Announced by President Xi Jinping at Davos, Switzerland, in January, China's inaugural Belt and Road Forum in May comes at a historic inflection point in the country's economic evolution.
China will showcase major infrastructure projects to advance this ambitious initiative, but the tone world leaders adopt in their dialogue on trade could prove to be just as significant.
The backdrop to the forum is one of uncertainty. The new US administration is reversing past policies designed to increase global economic integration.
The United Kingdom is trying to negotiate a new relationship with its continental partners in the European Union. Recent elections in several countries have marked a political shift from the old order of left-versus-right, to a new order of nationalist-versus-internationalist.
And as policy makers and negotiators wrestle with their new terms of engagement, trade is evolving too.
Digital innovations, plus advances in logistics, are creating opportunities by opening new markets for businesses and challenging deeply entrenched operating models.
Whilst rapid increases in the complexity of global supply chains may have peaked, what we are now seeing is growing interest in inter- and intraregional trade.
China's role in driving these flows is increasingly important, and nowhere is this role more visible than through the Belt and Road Initiative.
By investing in rail, ports and power plants along the centuries-old silk routes, China is seeking to stimulate cross-border trade.
This is not just trade with China's neighbors, but with regions as far afield as Europe, Africa and the Middle East.
The commercial benefits of this initiative are already becoming apparent. In the first nine months of 2016 alone, Chinese companies signed 4,000 engineering contracts under the Bank Rakyat Indonesia umbrella, with a combined value of nearly $70 billion.
Today these projects require construction materials, heavy machinery and engineering services.
Tomorrow, the completion of new infrastructure will simplify supply chains, accelerate physical trade and push down the cost of doing business. Companies will adapt their manufacturing and distribution strategies to capitalize on these new opportunities, with the net result that the volume of trade will grow.
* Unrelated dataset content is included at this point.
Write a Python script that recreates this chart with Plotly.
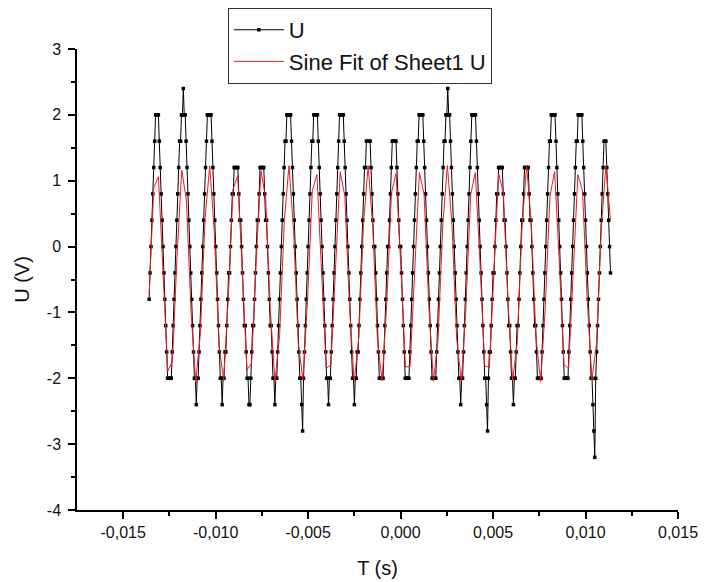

Indeed, China anticipates its trade with countries along the land "belt" and marine "road" will surpass $2.5 trillion annually over the next decade. One example of a project contributing to this growth is the China-Europe freight rail service, which involved more than 3,500 trains linking 27 Chinese cities to 11 European countries since its launch in 2011.
The Belt and Road Initiative will also redefine trade from being primarily about the movement of goods to include the provision of services, from consulting to e-retailing. In March, Malaysian Prime Minister Najib Razak joined Alibaba founder Jack Ma to unveil details about a digital free-trade zone in Malaysia.
The initiative comprises both physical e-fulfillment and satellite services hubs, as well as a virtual e-services platform, aiming to boost small and medium enterprise innovation and the trade of tangible and intangible products.
These are early steps in what will be a multi-decade journey to realize the Belt and Road Initiative's potential. China undoubtedly stands to benefit from this journey, but so do its Asian neighbors and trading partners further afield.
As emerging markets continue to develop and become consumer-driven economies, their expanding middle classes will demand a greater choice of goods as well as services such as health care, education and travel. We forecast that about 3 billion people in today's emerging markets will join the middle class by 2030 – a social change that will pull the center of gravity of human consumption towards Asia.
Preparing for this growth, China has pledged to help Laos build a $6 billion railway linking Vientiane to China's southern province of Yunnan by 2020. Meanwhile the 7,000-kilometer Singapore-Kunming Rail Link is already taking shape, and Beijing has won the contract to build Indonesia's first high-speed rail link – a $5.1 billion, 150-kilometer project connecting Jakarta to Bandung, West Java – Indonesia's third-largest city.
As well as promising to make the movement of people faster and cheaper, this infrastructure will help businesses too. Perishable foods, such as New Zealand and Australian lamb and Philippine fruit, will be able to reach markets in Central Asia, Europe and the Middle East by land through China, potentially shaving precious time off their journey.
Once China Electric Power Equipment and Technology Co completes a new grid in Egypt, 16 million homes will have access to the reliable power they need to be part of the digital economy.
In promoting the Belt and Road Forum, the Chinese government has stated that it "will facilitate a number of major project and cooperation agreements" but that "China does not intend to monopolize all the benefits, or even take the lion's share of the benefits."
The goal is to "work with partner countries to make the pie bigger and divide it equitably."
As a statement of intent, the Belt and Road Initiative is ambitious and positive. It says that by boosting investment, we can boost trade, because this in turn will boost gross domestic product. Given the uncertainties we face today, we should celebrate that world leaders are gathering in Beijing and exhort them to use the Belt and Road Initiative as a catalyst for even greater international cooperation tomorrow.
Natalie Blyth is global head of trade and receivables finance at HSBC.